Go through the listing and set it down exactly, leaving out its pictures.
+++ STORED DATA
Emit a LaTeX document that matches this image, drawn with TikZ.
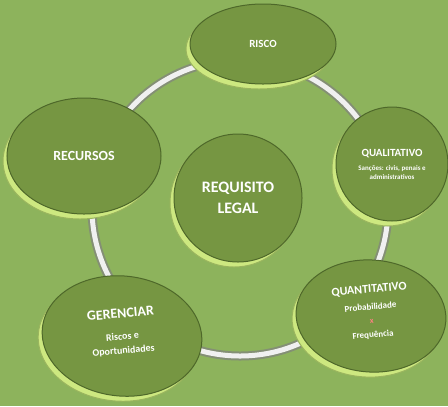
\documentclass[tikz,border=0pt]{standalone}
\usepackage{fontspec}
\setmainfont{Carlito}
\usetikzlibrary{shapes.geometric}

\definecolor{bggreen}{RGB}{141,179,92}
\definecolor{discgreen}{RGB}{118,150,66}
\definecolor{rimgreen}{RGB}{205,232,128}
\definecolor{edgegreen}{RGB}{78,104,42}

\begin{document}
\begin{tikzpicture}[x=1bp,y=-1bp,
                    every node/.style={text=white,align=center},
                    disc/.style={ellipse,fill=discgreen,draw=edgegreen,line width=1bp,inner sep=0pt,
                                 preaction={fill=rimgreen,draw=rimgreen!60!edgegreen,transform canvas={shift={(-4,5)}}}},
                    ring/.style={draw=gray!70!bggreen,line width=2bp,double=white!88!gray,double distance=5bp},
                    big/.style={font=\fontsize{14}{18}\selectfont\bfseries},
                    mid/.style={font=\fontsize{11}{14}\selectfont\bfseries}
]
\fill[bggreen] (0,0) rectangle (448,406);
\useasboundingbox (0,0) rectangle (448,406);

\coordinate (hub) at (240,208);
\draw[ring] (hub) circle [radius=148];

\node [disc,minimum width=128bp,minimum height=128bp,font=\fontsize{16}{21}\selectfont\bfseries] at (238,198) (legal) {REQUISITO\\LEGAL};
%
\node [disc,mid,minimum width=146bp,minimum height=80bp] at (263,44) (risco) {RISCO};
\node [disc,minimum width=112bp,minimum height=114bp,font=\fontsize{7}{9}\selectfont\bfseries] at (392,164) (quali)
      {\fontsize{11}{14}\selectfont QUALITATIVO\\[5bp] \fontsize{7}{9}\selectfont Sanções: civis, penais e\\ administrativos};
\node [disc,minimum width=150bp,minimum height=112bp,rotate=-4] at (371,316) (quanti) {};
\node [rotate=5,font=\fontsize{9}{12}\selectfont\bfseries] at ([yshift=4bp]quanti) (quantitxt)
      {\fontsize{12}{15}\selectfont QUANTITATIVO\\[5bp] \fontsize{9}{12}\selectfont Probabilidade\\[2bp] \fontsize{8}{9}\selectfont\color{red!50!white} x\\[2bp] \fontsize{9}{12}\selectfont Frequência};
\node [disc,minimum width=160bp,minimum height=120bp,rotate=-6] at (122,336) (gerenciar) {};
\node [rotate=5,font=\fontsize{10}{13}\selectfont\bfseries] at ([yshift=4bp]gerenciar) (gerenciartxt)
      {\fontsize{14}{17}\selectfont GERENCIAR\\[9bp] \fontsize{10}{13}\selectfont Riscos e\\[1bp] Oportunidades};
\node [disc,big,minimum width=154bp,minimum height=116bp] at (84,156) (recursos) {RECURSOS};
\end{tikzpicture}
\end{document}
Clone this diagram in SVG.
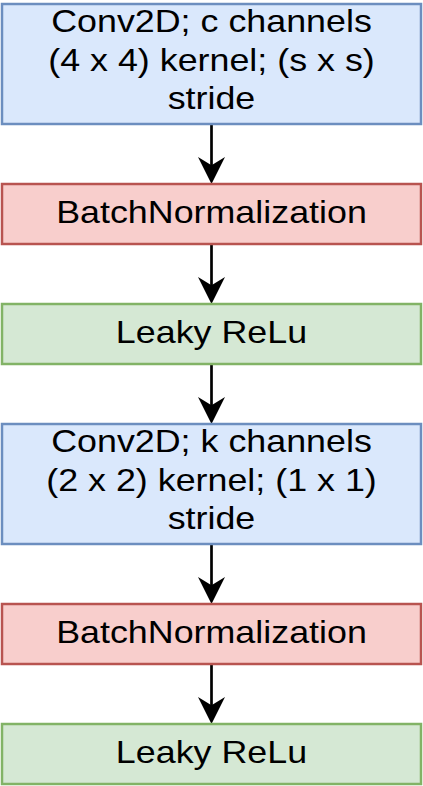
++++++
**COMPLETED EXERCISE:**
Emit a LaTeX document that matches this image, drawn with TikZ.
\documentclass[tikz,border=0pt]{standalone}
\usepackage{fontspec}
\setmainfont{Carlito}
\usetikzlibrary{shapes.geometric}

\definecolor{bggreen}{RGB}{141,179,92}
\definecolor{discgreen}{RGB}{118,150,66}
\definecolor{rimgreen}{RGB}{205,232,128}
\definecolor{edgegreen}{RGB}{78,104,42}

\begin{document}
\begin{tikzpicture}[x=1bp,y=-1bp,
                    every node/.style={text=white,align=center},
                    disc/.style={ellipse,fill=discgreen,draw=edgegreen,line width=1bp,inner sep=0pt,
                                 preaction={fill=rimgreen,draw=rimgreen!60!edgegreen,transform canvas={shift={(-4,5)}}}},
                    ring/.style={draw=gray!70!bggreen,line width=2bp,double=white!88!gray,double distance=5bp},
                    big/.style={font=\fontsize{14}{18}\selectfont\bfseries},
                    mid/.style={font=\fontsize{11}{14}\selectfont\bfseries}
]
\fill[bggreen] (0,0) rectangle (448,406);
\useasboundingbox (0,0) rectangle (448,406);

\coordinate (hub) at (240,208);
\draw[ring] (hub) circle [radius=148];

\node [disc,minimum width=128bp,minimum height=128bp,font=\fontsize{16}{21}\selectfont\bfseries] at (238,198) (legal) {REQUISITO\\LEGAL};
%
\node [disc,mid,minimum width=146bp,minimum height=80bp] at (263,44) (risco) {RISCO};
\node [disc,minimum width=112bp,minimum height=114bp,font=\fontsize{7}{9}\selectfont\bfseries] at (392,164) (quali)
      {\fontsize{11}{14}\selectfont QUALITATIVO\\[5bp] \fontsize{7}{9}\selectfont Sanções: civis, penais e\\ administrativos};
\node [disc,minimum width=150bp,minimum height=112bp,rotate=-4] at (371,316) (quanti) {};
\node [rotate=5,font=\fontsize{9}{12}\selectfont\bfseries] at ([yshift=4bp]quanti) (quantitxt)
      {\fontsize{12}{15}\selectfont QUANTITATIVO\\[5bp] \fontsize{9}{12}\selectfont Probabilidade\\[2bp] \fontsize{8}{9}\selectfont\color{red!50!white} x\\[2bp] \fontsize{9}{12}\selectfont Frequência};
\node [disc,minimum width=160bp,minimum height=120bp,rotate=-6] at (122,336) (gerenciar) {};
\node [rotate=5,font=\fontsize{10}{13}\selectfont\bfseries] at ([yshift=4bp]gerenciar) (gerenciartxt)
      {\fontsize{14}{17}\selectfont GERENCIAR\\[9bp] \fontsize{10}{13}\selectfont Riscos e\\[1bp] Oportunidades};
\node [disc,big,minimum width=154bp,minimum height=116bp] at (84,156) (recursos) {RECURSOS};
\end{tikzpicture}
\end{document}
Clone this diagram in SVG.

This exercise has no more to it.